The C.D. Howe Institute says loose spending would be a mistake in an era when tax hikes and debt defaults cloud the outlook in many countries
TORONTO—The C.D. Howe Institute says “staying in the black” should be the first priority when the Harper government tables what it has promised will be a balanced budget on April 21.
The Toronto-based economic think-tank, in a so-called shadow budget, says that in the past a return to budgetary surplus has too often prompted looser spending.
And that, it says, would be a mistake in an era when the prospect of tax hikes and debt defaults is clouding the outlook in many countries.
At home, it says Canada faces major demographic pressures on public finances in the years ahead that call for prudent management.
The C.D. Howe’s shadow budget offers several steps it says would promote saving and investment and improve the efficiency of Crown financial corporations.

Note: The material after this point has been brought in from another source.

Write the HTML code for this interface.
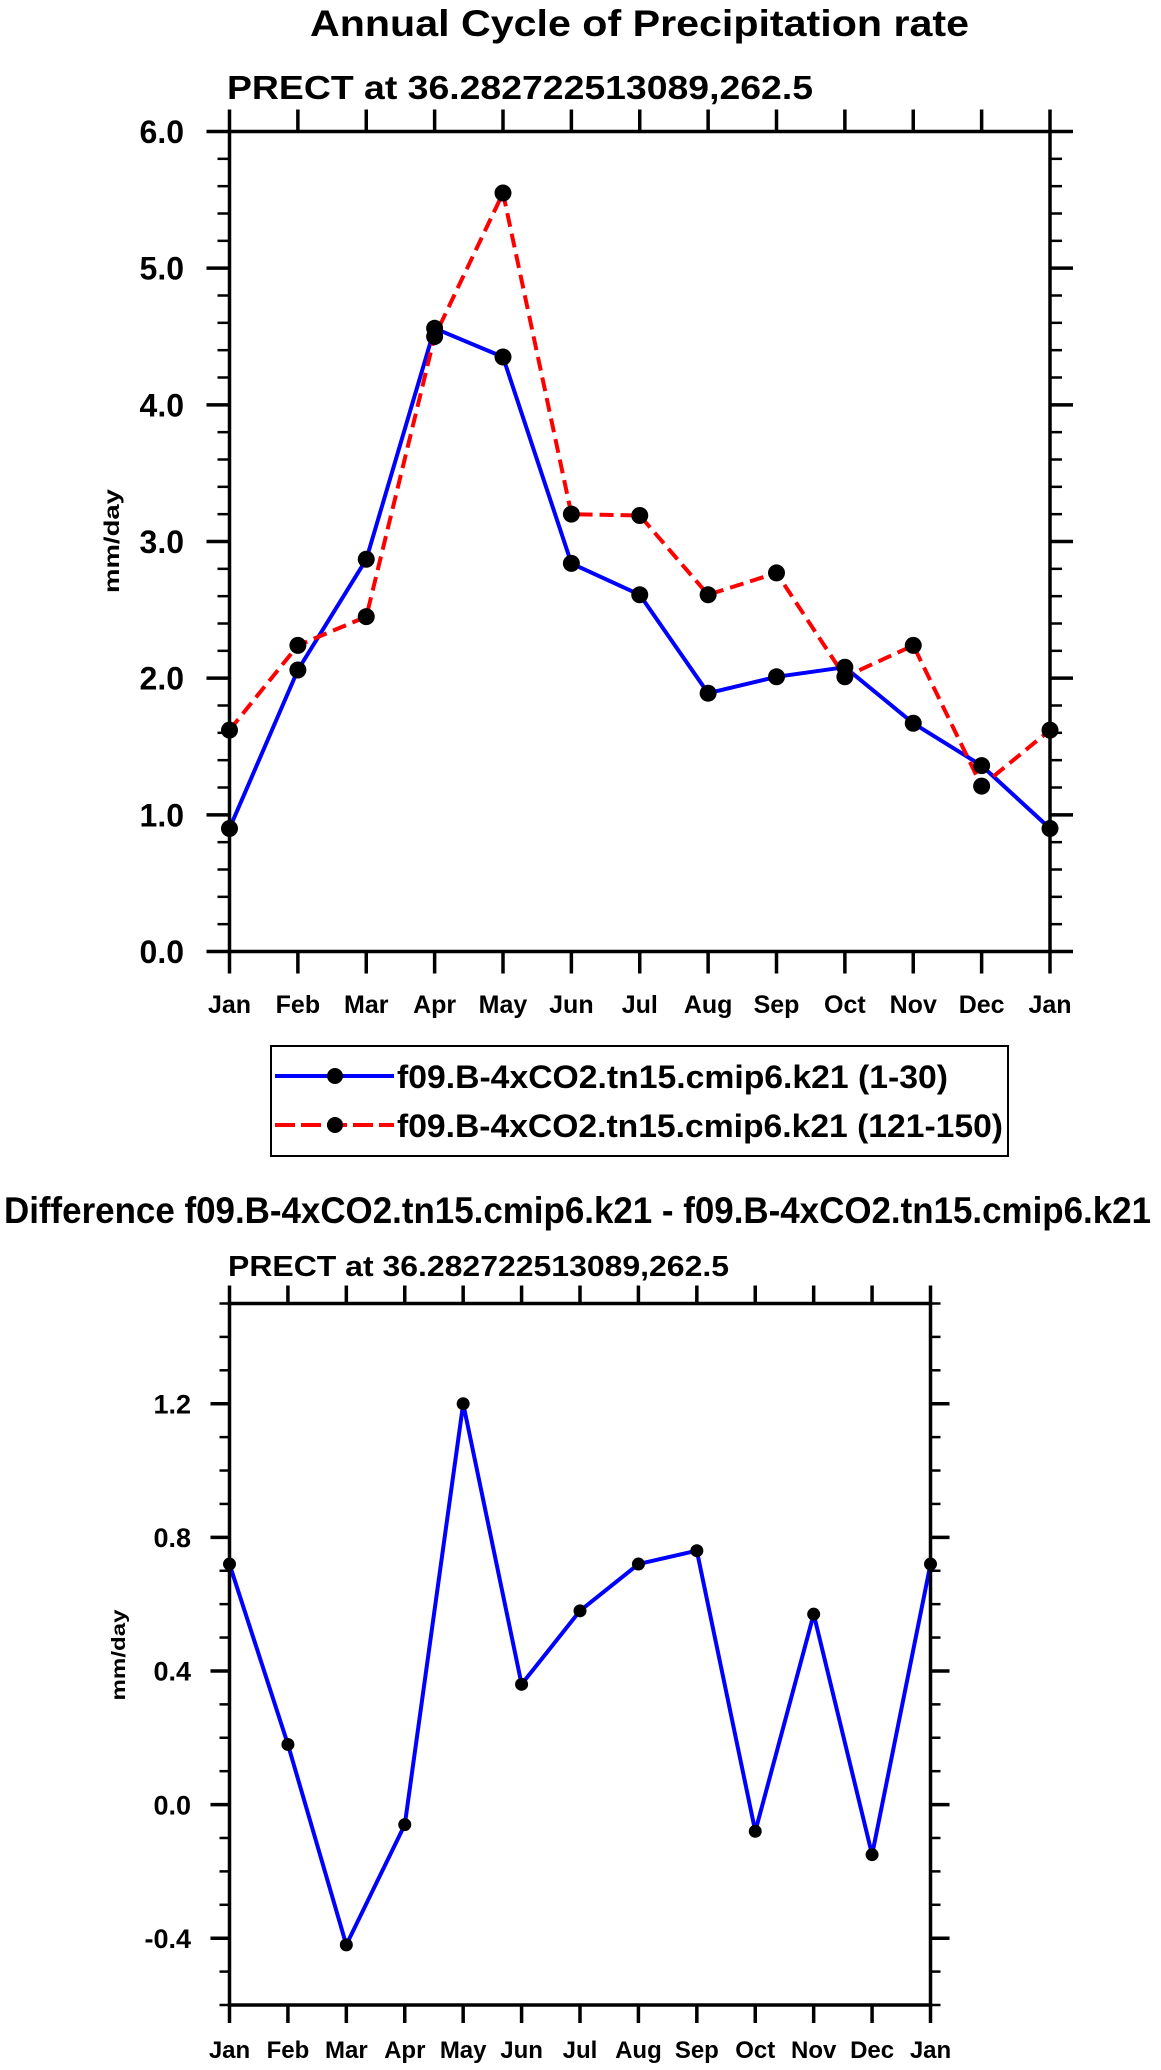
<!DOCTYPE html>
<html><head><meta charset="utf-8"><title>Annual Cycle of Precipitation rate</title>
<style>
html,body{margin:0;padding:0;background:#fff;}
svg{display:block;font-family:"Liberation Sans",Arial,sans-serif;font-weight:bold;}
</style></head>
<body>
<svg id="chart" width="1161" height="2070" viewBox="0 0 1161 2070" xmlns="http://www.w3.org/2000/svg">
  <text x="310" y="36" font-size="37" textLength="659" lengthAdjust="spacingAndGlyphs">Annual Cycle of Precipitation rate</text>
  <text x="227" y="99" font-size="33" textLength="586" lengthAdjust="spacingAndGlyphs">PRECT at 36.282722513089,262.5</text>
  <g id="top"></g>
  <text transform="translate(119,541) rotate(-90)" text-anchor="middle" font-size="21" textLength="104" lengthAdjust="spacingAndGlyphs">mm/day</text>

  <g>
    <rect x="271" y="1046" width="737" height="110" fill="none" stroke="#000" stroke-width="2"/>
    <g>
      <line x1="275" y1="1076" x2="394" y2="1076" stroke="#0000ff" stroke-width="4"/>
      <circle cx="335" cy="1076" r="8" fill="#000"/>
      <text x="397" y="1088" font-size="32" textLength="551" lengthAdjust="spacingAndGlyphs">f09.B-4xCO2.tn15.cmip6.k21 (1-30)</text>
    </g>
    <g>
      <line x1="275" y1="1125" x2="394" y2="1125" stroke="#ff0000" stroke-width="4" stroke-dasharray="20 6"/>
      <circle cx="335" cy="1125" r="8" fill="#000"/>
      <text x="397" y="1137" font-size="32" textLength="606" lengthAdjust="spacingAndGlyphs">f09.B-4xCO2.tn15.cmip6.k21 (121-150)</text>
    </g>
  </g>

  <text x="4" y="1223" font-size="37" textLength="1147" lengthAdjust="spacingAndGlyphs">Difference f09.B-4xCO2.tn15.cmip6.k21 - f09.B-4xCO2.tn15.cmip6.k21</text>
  <text x="228" y="1276" font-size="29" textLength="501" lengthAdjust="spacingAndGlyphs">PRECT at 36.282722513089,262.5</text>
  <g id="bot"></g>
  <text transform="translate(125,1655) rotate(-90)" text-anchor="middle" font-size="19" textLength="91" lengthAdjust="spacingAndGlyphs">mm/day</text>
</svg>
<script>
const months = ["Jan","Feb","Mar","Apr","May","Jun","Jul","Aug","Sep","Oct","Nov","Dec","Jan"];
const series130 = [0.90,2.06,2.87,4.56,4.35,2.84,2.61,1.89,2.01,2.08,1.67,1.36,0.90];
const series121150 = [1.62,2.24,2.45,4.50,5.55,3.20,3.19,2.61,2.77,2.01,2.24,1.21,1.62];
const diffValues = [0.72,0.18,-0.42,-0.06,1.20,0.36,0.58,0.72,0.76,-0.08,0.57,-0.15,0.72];
const topYTicks = ["0.0","1.0","2.0","3.0","4.0","5.0","6.0"];
const botYTicks = ["-0.4","0.0","0.4","0.8","1.2"];

const NS = "http://www.w3.org/2000/svg";
function mk(parent, tag, attrs, txt){
  const e = document.createElementNS(NS, tag);
  for (const k in attrs) e.setAttribute(k, attrs[k]);
  if (txt !== undefined) e.textContent = txt;
  parent.appendChild(e);
  return e;
}

function drawPlot(g, o){
  const xS = i => o.L + (o.R - o.L) * i / (months.length - 1);
  const yS = v => o.B - (o.B - o.T) * (v - o.ymin) / (o.ymax - o.ymin);
  o.series.forEach(s => {
    const pts = s.values.map((v,i) => xS(i).toFixed(1) + "," + yS(v).toFixed(1)).join(" ");
    const pl = mk(g, "polyline", {points: pts, fill: "none", stroke: s.color, "stroke-width": 4, "stroke-linejoin": "round"});
    
    
    if (s.dash) pl.setAttribute("stroke-dasharray", s.dash);
  });
  o.series.forEach(s => {
    s.values.forEach((v,i) => {
      const c = mk(g, "circle", {cx: xS(i), cy: yS(v), r: o.r, fill: "#000"});
      
      
    });
  });
  const fr = mk(g, "rect", {x: o.L, y: o.T, width: o.R - o.L, height: o.B - o.T, fill: "none", stroke: "#000", "stroke-width": 3.5});
  
  
  months.forEach((m,i) => {
    const x = xS(i);
    const t1 = mk(g, "line", {x1: x, y1: o.B, x2: x, y2: o.B + o.xt, stroke: "#000", "stroke-width": 3.5});
    
    
    const t2 = mk(g, "line", {x1: x, y1: o.T, x2: x, y2: o.T - o.xt, stroke: "#000", "stroke-width": 3.5});
    
    
    const lb = mk(g, "text", {x: x, y: o.xly, "text-anchor": "middle", "font-size": o.xfs}, m);
    
    
  });
  const nMin = Math.round((o.ymax - o.ymin) / o.minor);
  for (let k = 0; k <= nMin; k++){
    const v = o.ymin + k * o.minor;
    const y = yS(v);
    [[o.L, o.L - o.mn],[o.R, o.R + o.mn]].forEach(p => {
      const t = mk(g, "line", {x1: p[0], y1: y, x2: p[1], y2: y, stroke: "#000", "stroke-width": 2.5});
      
      
    });
  }
  o.ticks.forEach(lbl => {
    const y = yS(parseFloat(lbl));
    [[o.L, o.L - o.mj],[o.R, o.R + o.mj]].forEach(p => {
      const t = mk(g, "line", {x1: p[0], y1: y, x2: p[1], y2: y, stroke: "#000", "stroke-width": 3.5});
      
      
    });
    const lb = mk(g, "text", {x: o.ylx, y: y + o.yfs * 0.36, "text-anchor": "end", "font-size": o.yfs}, lbl);
    
    
  });
}

drawPlot(document.getElementById("top"), {
  L: 229.5, R: 1050, T: 131.5, B: 951.5, ymin: 0, ymax: 6, minor: 0.2,
  ticks: topYTicks, xt: 22, mj: 23, mn: 12, xly: 1013, xfs: 25, ylx: 184, yfs: 32, r: 8.5,
  series: [
    {name: "series-1-30", values: series130, color: "#0000ff"},
    {name: "series-121-150", values: series121150, color: "#ff0000", dash: "14 7"}
  ]
});
drawPlot(document.getElementById("bot"), {
  L: 229.5, R: 930.5, T: 1303.5, B: 2005, ymin: -0.6, ymax: 1.5, minor: 0.1,
  ticks: botYTicks, xt: 18, mj: 19, mn: 10, xly: 2058, xfs: 24, ylx: 191, yfs: 27, r: 6.5,
  series: [
    {name: "difference", values: diffValues, color: "#0000ff"}
  ]
});
</script>
</body></html>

Among the first things the shadow budget takes issue with are estimates that project a $2.5-billion decline in federal revenues starting 2015 as a result of the severe drop in oil prices. It suggests that if oil prices persist at current levels, federal revenues would take a $5.5-billion hit.
For this reason, it suggests $6 billion be set aside for contingencies instead of the normal $3 billion.
Meanwhile, it also takes aim at wages and benefits paid in the federal public service, saying that together they “exceed that of comparable private sector industries by a large margin.”
“To contain compensation costs, therefore, Ottawa should pay special attention to the management of its employee benefits, particularly pension and other post-retirement benefits,” it says.
Other recommendations call for an auction of Ottawa’s airport leases, changes to the corporate tax structure that would eliminate tax on “normal profits,” changes to research and development tax incentives and elimination of the federal excise tax on aviation fuel.
On retirement issues, it calls for the removal of federal payroll taxes from employer contributions to group RRSPs and the elimination of mandatory drawdowns from registered retirement income funds. The institute would also like to see an increase in the maximum age in which contributions can be made to an RRSP to 72 starting in 2016 and increasing it gradually after that.